Fults was sentenced to ten years' imprisonment on May 11, 1932. He was granted a pardon by Governor Miriam A. Ferguson shortly before she left office, on January 10, 1935.

==Reuniting with Hamilton==
He rejoined Hamilton less than a month later and the pair stole eight Browning BARs from a National Guard armory in Beaumont, Texas. After stealing a car in Tulsa, Oklahoma on February 24, he and Hamilton headed for Texas after managing to evade a police ambush while passing through McKinney.

On March 19, 1935, the two gave an interview to a Houston journalist detailing inhumane treatment in the Texas penal system. That same afternoon, he and Hamilton robbed a grocery store in San Antonio. Three days later, while driving towards Mississippi, the two stopped at the Louisiana site where Bonnie and Clyde had been killed the previous year. Stealing a car in Hattiesburg, Mississippi on March 27, he and Hamilton robbed a bank at Prentiss, Mississippi the following day.

After this latest robbery, the two separated, with Fults boarding a train to Louisville, Kentucky and Hamilton returning to Texas. After his arrival in Springfield, Illinois on April 5, Fults had learned of Hamilton's arrest at Fort Worth that same day and immediately took the first bus bound for Texas. Fults reached Fort Worth on April 8 and, although perhaps planning to save his old partner from the electric chair, he instead drove to his mother's home in McKinney. Stealing a car from Renner, Texas on April 12, 1935, he and an unidentified accomplice stole $900 from an oil refinery in Graham, Texas.
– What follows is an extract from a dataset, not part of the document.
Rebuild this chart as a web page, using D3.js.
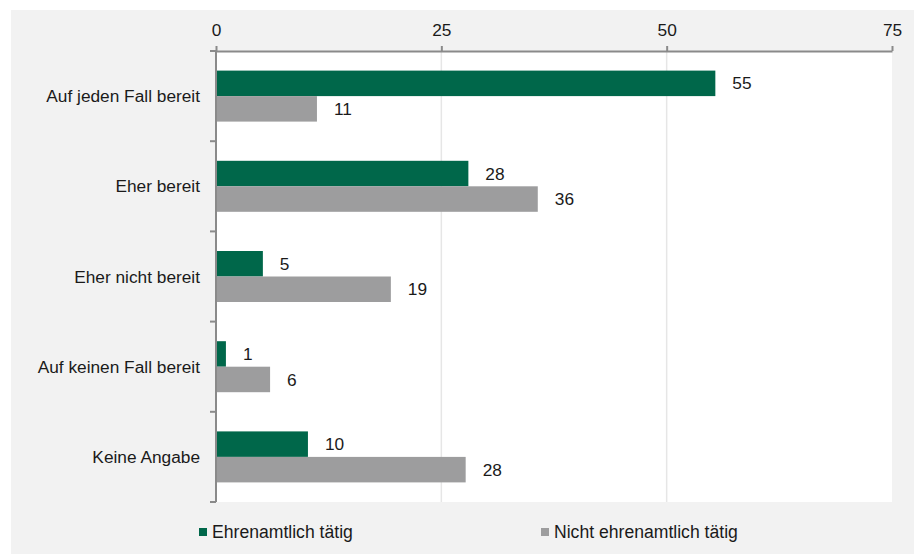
<!DOCTYPE html>
<html><head><meta charset="utf-8">
<script src="https://cdn.jsdelivr.net/npm/d3@7"></script>
<style>
html,body{margin:0;padding:0;background:#fff;}
svg{display:block;font-family:"Liberation Sans",Arial,sans-serif;}
</style></head>
<body>
<svg id="chart" width="914" height="554"></svg>
<script>
const categories = ["Auf jeden Fall bereit","Eher bereit","Eher nicht bereit","Auf keinen Fall bereit","Keine Angabe"];
const seriesNames = ["Ehrenamtlich tätig","Nicht ehrenamtlich tätig"];
const ehrenamtlich = [55.4, 28.0, 5.2, 1.1, 10.2];
const nichtEhrenamtlich = [11.2, 35.7, 19.4, 6.0, 27.7];
const xTicks = [0, 25, 50, 75];
const colors = ["#00674a", "#9d9d9e"];
const FS = 17.3;

const svg = d3.select("#chart");
svg.append("rect").attr("x",11).attr("y",10).attr("width",903).attr("height",544).attr("fill","#f2f2f2");

const m = {left:216, right:892, top:51, bottom:502};
const x = d3.scaleLinear().domain([0,75]).range([m.left, m.right]);
const y = d3.scaleBand().domain(categories).range([m.top, m.bottom]).paddingInner(0).paddingOuter(0);
const barH = 25.5;

svg.append("rect").attr("x",m.left).attr("y",m.top).attr("width",m.right-m.left).attr("height",m.bottom-m.top).attr("fill","#fff");

// gridlines
svg.append("g").selectAll("line").data(xTicks.filter(t=>t>0 && t<75)).join("line")
  .attr("x1",d=>x(d)).attr("x2",d=>x(d)).attr("y1",m.top).attr("y2",m.bottom)
  .attr("stroke","#e6e6e6").attr("stroke-width",1.5);

const data = categories.map((c,i)=>({cat:c, vals:[ehrenamtlich[i], nichtEhrenamtlich[i]]}));

const g = svg.append("g");
data.forEach(d=>{
  const c = y(d.cat) + y.bandwidth()/2;
  d.vals.forEach((v,j)=>{
    const top = c - barH + j*barH;
    g.append("rect").attr("x",x(0)).attr("y",top).attr("width",x(v)-x(0)).attr("height",barH)
      .attr("fill",colors[j]);
    g.append("text").attr("x",x(v)+17).attr("y",top+barH/2).attr("dy","0.35em")
      .attr("font-size",FS).attr("fill","#1a1a1a").text(Math.round(v));
  });
});

// top axis
const xAxis = d3.axisTop(x).tickValues(xTicks).tickSize(5).tickSizeOuter(0).tickPadding(10);
const gx = svg.append("g").attr("transform",`translate(0,${m.top})`).call(xAxis);
gx.select(".domain").attr("stroke","#8a8a8a").attr("stroke-width",2);
gx.selectAll(".tick line").attr("stroke","#8a8a8a").attr("stroke-width",2);
gx.selectAll("text").attr("font-size",FS).attr("fill","#1a1a1a").attr("font-family","Liberation Sans, Arial, sans-serif");

// left axis with ticks at band boundaries
svg.append("line").attr("x1",m.left).attr("x2",m.left).attr("y1",m.top).attr("y2",m.bottom)
  .attr("stroke","#8a8a8a").attr("stroke-width",2);
const bounds = categories.map(c=>y(c)).concat([m.bottom]);
svg.append("g").selectAll("line").data(bounds).join("line")
  .attr("x1",m.left-6).attr("x2",m.left).attr("y1",d=>d).attr("y2",d=>d)
  .attr("stroke","#8a8a8a").attr("stroke-width",2);
svg.append("g").selectAll("text").data(categories).join("text")
  .attr("x",m.left-16).attr("y",d=>y(d)+y.bandwidth()/2).attr("dy","0.35em")
  .attr("text-anchor","end").attr("font-size",FS).attr("fill","#1a1a1a").text(d=>d);

// legend
const legX = [199, 541];
seriesNames.forEach((s,i)=>{
  svg.append("rect").attr("x",legX[i]).attr("y",528).attr("width",8).attr("height",8).attr("fill",colors[i]);
  svg.append("text").attr("x",legX[i]+13).attr("y",532).attr("dy","0.35em")
    .attr("font-size",17.6).attr("fill","#1a1a1a").text(s);
});
</script>
</body></html>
Captured by police in Denton County, Texas on April 17, his crime spree came to an end. He was returned to Huntsville prison until his extradition to Mississippi to face bank robbery charges. Convicted in September 1935, he was sentenced to fifty years' imprisonment at the Parchman prison farm. He was put in solitary confinement for leading a prison strike. He was pardoned in 1944 and assumed a legitimate profession as a security guard at an orphanage.

==Later years==
Fults ran the huge laundry facility, at Buckner Baptist Children's Home, located at 5200 S. Buckner Blvd., in Dallas, Texas. He converted to Christianity and spoke to the children about the evils of a life of crime.

In 1960, Fults helped create a local television program called Confession. On this program, in a panel format, Fults and representatives of the Texas State Board of Pardons and Paroles and of the state prison system discussed the unique needs of former prisoners and the importance of offering them jobs, with former inmates, businesspeople, and attorneys. Through the efforts of Norman Vincent Peale the program was nationally syndicated. Fults died in Dallas on March 16, 1993, at the age of 82.